Copy exactly the lines from the one containing "Reproduce this chart with matplotlib." through the one containing "plt.rcParams['mathtext.it'] = 'Liberation", both included, and leave out any pictures.

----

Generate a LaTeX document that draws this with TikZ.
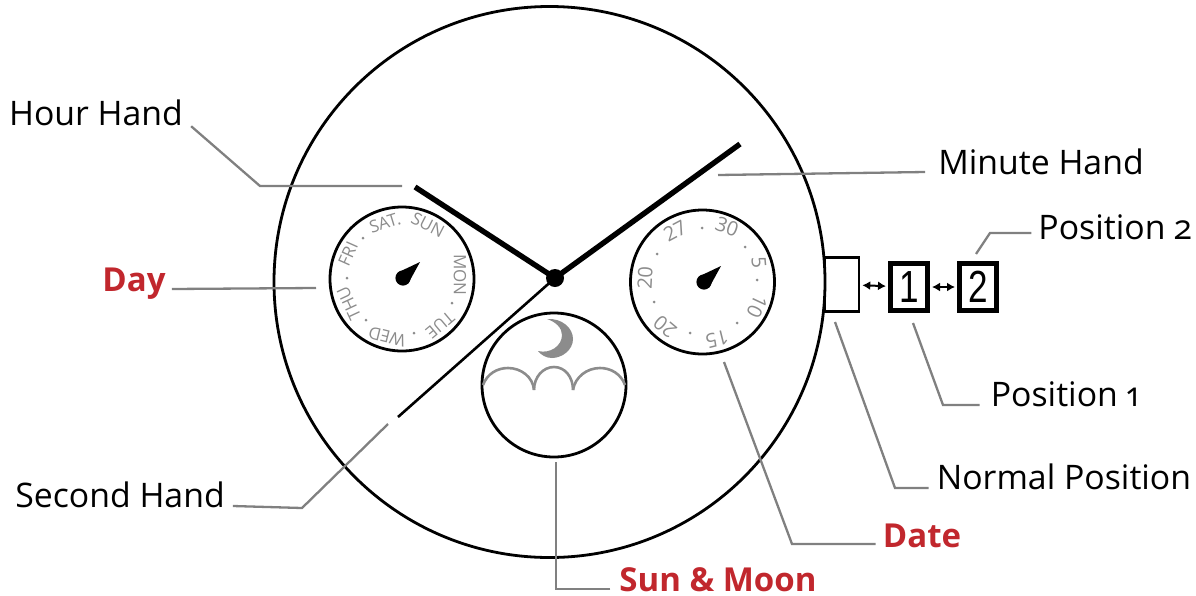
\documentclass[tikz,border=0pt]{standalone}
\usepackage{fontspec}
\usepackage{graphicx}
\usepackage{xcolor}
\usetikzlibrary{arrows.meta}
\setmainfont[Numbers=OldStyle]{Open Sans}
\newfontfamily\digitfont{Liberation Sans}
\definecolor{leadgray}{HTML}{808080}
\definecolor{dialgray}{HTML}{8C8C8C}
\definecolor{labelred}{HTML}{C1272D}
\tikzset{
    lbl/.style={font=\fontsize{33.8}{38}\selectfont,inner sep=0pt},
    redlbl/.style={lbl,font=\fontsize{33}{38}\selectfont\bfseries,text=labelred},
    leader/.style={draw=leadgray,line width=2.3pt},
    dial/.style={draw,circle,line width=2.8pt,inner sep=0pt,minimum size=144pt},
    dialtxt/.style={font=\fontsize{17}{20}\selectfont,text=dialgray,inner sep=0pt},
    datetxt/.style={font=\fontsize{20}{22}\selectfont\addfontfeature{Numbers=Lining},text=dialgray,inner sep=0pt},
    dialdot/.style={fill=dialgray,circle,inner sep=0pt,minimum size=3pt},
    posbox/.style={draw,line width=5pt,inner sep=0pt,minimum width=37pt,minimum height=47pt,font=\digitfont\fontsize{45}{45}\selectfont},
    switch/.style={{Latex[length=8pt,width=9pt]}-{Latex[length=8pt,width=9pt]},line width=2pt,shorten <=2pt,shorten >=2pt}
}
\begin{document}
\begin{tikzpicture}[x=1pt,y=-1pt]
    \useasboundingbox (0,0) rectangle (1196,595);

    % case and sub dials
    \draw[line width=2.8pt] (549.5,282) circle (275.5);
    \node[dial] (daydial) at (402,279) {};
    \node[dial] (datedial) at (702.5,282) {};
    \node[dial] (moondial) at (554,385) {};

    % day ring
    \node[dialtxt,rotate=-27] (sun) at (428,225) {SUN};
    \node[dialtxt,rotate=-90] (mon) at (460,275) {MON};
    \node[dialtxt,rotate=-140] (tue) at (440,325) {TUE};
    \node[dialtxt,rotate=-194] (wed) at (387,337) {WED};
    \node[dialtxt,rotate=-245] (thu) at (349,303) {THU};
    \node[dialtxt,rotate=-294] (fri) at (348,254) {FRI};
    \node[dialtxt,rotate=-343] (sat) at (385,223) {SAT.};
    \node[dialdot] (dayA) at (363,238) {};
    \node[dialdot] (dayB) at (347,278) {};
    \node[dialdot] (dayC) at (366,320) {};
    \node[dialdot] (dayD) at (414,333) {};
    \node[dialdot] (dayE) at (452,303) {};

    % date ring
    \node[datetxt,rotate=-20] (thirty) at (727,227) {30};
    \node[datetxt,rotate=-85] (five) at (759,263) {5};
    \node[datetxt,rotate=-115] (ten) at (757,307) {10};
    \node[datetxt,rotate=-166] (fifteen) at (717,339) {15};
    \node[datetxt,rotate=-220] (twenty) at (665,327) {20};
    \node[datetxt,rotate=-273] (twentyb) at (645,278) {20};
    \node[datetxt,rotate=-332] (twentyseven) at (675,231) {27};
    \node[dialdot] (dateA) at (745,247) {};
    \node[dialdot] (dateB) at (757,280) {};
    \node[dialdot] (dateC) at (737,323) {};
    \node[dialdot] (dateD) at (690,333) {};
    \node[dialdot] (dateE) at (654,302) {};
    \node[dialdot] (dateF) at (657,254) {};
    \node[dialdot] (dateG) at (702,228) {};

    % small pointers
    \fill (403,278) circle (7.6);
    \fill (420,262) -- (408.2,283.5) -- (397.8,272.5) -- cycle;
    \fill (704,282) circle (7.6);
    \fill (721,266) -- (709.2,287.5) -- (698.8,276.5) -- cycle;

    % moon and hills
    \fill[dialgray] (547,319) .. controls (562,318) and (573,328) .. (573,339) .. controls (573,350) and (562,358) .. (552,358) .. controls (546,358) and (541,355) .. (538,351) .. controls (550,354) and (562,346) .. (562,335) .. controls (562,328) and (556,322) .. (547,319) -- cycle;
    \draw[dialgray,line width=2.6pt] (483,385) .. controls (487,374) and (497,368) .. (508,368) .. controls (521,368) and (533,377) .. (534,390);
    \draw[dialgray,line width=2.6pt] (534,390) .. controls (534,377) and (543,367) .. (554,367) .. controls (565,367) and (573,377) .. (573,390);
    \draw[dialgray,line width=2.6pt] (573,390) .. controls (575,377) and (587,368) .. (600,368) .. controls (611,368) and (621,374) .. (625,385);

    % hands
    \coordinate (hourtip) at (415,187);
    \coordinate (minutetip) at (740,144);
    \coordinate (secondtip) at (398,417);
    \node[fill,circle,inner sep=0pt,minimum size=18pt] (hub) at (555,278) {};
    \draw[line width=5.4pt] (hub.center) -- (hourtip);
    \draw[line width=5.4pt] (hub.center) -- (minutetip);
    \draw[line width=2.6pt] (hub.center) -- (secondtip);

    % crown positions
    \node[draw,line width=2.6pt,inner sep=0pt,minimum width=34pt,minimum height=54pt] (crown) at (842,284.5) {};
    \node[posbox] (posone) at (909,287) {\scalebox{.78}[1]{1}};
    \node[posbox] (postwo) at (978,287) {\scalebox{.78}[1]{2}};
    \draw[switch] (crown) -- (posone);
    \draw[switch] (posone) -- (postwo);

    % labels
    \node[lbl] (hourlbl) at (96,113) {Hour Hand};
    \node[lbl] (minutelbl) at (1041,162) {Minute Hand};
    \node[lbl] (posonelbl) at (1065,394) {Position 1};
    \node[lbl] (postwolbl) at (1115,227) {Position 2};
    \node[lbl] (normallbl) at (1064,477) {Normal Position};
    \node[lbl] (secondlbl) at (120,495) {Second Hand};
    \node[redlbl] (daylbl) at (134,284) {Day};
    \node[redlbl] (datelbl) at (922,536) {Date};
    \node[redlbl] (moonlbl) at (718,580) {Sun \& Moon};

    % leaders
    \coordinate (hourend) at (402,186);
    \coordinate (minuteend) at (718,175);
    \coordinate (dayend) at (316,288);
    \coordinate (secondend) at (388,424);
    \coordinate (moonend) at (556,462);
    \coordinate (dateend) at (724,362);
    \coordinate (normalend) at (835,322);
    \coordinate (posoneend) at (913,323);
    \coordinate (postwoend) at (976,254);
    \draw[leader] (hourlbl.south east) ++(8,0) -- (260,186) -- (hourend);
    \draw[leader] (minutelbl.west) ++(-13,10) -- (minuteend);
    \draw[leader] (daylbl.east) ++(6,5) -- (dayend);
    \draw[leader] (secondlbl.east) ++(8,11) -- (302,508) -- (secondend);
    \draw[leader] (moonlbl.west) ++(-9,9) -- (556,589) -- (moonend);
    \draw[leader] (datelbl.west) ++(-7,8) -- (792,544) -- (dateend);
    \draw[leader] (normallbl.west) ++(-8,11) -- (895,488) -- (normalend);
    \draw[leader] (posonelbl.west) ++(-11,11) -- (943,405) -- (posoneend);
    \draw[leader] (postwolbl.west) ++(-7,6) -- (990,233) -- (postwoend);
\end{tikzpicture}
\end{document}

----

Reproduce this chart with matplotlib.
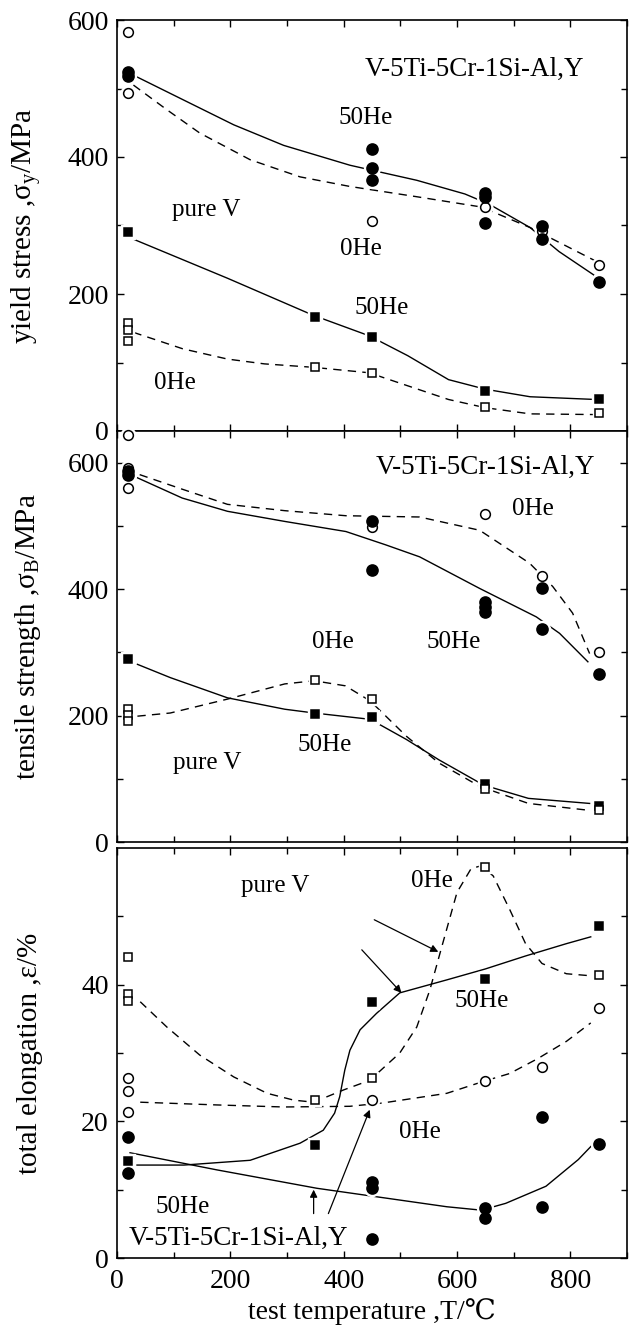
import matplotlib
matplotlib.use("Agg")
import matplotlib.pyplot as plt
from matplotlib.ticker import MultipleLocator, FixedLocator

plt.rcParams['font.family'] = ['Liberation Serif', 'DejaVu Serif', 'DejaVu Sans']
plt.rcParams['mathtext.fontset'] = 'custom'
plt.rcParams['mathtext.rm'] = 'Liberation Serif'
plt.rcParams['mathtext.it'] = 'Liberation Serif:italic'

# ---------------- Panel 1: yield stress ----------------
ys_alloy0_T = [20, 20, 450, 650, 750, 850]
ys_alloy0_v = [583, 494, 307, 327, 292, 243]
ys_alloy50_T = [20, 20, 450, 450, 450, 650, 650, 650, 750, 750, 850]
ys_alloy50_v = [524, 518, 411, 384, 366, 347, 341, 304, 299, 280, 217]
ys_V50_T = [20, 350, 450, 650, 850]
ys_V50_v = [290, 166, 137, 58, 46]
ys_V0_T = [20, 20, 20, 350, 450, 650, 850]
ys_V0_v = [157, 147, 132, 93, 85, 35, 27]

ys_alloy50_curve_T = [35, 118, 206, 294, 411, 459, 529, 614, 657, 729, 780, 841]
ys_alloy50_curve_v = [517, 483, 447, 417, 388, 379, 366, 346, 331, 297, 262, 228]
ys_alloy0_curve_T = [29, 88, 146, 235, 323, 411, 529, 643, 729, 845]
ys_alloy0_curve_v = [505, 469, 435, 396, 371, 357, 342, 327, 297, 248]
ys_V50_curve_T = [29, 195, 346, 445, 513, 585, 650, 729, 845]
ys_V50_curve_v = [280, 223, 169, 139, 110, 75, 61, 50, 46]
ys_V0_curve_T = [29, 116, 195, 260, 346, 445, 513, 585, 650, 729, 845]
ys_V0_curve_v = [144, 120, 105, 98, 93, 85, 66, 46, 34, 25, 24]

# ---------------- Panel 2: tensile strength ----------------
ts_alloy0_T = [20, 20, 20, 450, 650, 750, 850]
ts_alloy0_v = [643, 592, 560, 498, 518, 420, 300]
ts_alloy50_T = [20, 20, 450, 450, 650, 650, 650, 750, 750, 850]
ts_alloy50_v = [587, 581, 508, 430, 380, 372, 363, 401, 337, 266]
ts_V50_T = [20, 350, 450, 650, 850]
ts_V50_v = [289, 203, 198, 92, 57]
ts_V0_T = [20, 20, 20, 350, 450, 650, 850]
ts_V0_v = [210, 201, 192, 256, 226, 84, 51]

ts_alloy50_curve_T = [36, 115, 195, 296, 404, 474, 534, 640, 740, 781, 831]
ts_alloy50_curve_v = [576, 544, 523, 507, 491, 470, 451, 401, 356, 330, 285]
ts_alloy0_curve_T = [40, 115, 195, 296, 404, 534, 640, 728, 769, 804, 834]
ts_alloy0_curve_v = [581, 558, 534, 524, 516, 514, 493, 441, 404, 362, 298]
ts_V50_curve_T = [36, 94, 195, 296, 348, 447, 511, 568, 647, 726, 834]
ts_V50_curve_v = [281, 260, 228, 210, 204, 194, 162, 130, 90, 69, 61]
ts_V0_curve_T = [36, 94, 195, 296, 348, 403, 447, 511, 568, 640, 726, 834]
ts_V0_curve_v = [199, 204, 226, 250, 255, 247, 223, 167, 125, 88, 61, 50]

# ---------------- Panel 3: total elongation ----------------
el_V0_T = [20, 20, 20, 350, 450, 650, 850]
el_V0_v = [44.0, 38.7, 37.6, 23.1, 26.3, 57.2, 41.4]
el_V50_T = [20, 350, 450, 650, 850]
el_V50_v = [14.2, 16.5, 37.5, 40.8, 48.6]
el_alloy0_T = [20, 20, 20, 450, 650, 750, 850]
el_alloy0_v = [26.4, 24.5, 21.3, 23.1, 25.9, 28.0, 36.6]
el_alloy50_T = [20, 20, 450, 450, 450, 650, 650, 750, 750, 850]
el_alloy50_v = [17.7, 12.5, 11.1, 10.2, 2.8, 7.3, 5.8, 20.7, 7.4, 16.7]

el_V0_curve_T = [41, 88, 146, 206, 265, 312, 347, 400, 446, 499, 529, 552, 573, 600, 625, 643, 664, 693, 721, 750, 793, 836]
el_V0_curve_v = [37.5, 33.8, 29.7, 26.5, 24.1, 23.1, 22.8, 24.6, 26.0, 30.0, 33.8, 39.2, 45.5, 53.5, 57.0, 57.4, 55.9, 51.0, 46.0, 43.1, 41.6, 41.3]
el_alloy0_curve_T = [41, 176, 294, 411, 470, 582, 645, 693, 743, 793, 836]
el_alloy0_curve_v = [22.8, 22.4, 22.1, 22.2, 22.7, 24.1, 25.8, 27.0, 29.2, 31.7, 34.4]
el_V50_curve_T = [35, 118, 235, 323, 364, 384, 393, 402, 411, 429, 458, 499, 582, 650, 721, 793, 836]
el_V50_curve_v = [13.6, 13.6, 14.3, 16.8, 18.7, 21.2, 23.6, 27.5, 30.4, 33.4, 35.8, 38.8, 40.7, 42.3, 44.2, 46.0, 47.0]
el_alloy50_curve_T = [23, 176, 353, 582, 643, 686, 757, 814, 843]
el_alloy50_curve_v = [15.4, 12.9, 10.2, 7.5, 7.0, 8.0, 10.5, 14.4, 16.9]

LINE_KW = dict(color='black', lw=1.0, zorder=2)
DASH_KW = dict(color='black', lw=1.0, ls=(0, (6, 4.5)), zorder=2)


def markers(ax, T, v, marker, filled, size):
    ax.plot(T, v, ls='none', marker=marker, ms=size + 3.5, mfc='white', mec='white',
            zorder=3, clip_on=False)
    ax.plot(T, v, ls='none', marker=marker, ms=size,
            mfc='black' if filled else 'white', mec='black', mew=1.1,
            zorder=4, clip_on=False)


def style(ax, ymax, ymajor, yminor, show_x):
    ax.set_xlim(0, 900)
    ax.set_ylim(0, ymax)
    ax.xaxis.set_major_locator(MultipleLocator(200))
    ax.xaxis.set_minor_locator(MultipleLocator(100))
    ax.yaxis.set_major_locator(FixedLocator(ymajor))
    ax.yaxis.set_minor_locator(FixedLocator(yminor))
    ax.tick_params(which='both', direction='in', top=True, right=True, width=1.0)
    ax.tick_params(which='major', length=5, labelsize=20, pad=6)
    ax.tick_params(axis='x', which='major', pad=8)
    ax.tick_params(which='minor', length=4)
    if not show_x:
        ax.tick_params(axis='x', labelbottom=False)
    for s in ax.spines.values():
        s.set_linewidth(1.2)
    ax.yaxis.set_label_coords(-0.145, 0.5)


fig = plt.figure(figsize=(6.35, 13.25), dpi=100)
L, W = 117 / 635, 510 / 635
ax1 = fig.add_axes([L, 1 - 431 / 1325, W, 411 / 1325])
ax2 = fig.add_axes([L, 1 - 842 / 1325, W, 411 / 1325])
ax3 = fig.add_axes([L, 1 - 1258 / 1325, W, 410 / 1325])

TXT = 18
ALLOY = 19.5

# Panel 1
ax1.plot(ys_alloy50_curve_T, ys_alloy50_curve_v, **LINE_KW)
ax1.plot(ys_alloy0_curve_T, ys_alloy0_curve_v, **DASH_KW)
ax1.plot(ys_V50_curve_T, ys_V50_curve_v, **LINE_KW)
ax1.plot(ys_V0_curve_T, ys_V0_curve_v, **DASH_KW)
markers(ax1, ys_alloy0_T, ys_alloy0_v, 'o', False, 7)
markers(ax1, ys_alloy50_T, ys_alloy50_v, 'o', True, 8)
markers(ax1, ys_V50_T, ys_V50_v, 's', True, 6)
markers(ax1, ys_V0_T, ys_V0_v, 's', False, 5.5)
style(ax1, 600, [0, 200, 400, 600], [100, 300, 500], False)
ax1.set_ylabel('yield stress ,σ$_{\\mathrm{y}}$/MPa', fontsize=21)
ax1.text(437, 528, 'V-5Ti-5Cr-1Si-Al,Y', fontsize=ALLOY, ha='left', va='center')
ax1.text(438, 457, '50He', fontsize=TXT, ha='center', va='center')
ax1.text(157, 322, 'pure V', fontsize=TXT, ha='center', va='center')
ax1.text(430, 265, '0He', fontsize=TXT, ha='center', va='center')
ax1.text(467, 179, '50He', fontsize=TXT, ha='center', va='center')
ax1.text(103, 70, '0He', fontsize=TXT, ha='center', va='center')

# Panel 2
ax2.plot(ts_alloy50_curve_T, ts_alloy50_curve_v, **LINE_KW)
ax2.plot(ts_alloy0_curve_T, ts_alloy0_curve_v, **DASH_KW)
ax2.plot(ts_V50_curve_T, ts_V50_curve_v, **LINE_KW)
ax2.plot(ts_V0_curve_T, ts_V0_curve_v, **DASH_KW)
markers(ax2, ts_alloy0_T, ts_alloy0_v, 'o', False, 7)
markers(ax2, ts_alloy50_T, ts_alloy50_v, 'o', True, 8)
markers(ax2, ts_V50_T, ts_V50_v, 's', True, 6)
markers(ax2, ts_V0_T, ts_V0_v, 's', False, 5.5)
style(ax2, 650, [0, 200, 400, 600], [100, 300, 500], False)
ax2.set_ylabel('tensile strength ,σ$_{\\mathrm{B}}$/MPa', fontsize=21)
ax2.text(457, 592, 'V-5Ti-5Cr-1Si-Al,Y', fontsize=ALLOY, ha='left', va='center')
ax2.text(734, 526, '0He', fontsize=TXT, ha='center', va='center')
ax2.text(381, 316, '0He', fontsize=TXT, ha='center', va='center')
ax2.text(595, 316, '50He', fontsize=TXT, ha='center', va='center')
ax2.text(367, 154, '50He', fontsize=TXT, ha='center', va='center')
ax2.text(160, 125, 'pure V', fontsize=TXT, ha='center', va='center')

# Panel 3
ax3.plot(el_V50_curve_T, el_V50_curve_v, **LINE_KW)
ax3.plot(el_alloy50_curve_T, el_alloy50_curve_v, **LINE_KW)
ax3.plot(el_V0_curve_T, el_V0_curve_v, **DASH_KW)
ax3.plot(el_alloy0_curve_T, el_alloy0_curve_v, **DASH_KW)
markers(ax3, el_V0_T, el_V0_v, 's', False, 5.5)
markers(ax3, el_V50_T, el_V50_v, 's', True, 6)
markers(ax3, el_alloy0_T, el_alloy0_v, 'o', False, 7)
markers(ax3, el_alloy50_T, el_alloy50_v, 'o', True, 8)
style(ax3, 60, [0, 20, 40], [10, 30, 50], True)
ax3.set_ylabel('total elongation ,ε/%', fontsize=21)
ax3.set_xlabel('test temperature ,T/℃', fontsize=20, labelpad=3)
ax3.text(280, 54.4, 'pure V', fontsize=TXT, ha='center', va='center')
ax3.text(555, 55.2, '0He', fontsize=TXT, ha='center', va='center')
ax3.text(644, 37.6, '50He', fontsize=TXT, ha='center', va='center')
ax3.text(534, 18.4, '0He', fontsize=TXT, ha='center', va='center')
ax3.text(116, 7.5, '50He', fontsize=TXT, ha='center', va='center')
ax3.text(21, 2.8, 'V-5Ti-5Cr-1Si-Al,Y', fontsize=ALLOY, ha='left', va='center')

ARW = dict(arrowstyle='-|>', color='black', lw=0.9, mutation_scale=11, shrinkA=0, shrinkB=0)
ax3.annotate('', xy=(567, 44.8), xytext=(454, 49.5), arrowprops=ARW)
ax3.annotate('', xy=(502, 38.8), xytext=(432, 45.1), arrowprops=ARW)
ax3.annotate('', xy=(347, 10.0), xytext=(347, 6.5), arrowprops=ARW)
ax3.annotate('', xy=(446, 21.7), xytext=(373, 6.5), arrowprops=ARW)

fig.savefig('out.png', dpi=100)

----

Correct result
Reproduce this chart with matplotlib.
import matplotlib
matplotlib.use("Agg")
import matplotlib.pyplot as plt
from matplotlib.ticker import MultipleLocator, FixedLocator

plt.rcParams['font.family'] = ['Liberation Serif', 'DejaVu Serif', 'DejaVu Sans']
plt.rcParams['mathtext.fontset'] = 'custom'
plt.rcParams['mathtext.rm'] = 'Liberation Serif'
plt.rcParams['mathtext.it'] = 'Liberation Serif:italic'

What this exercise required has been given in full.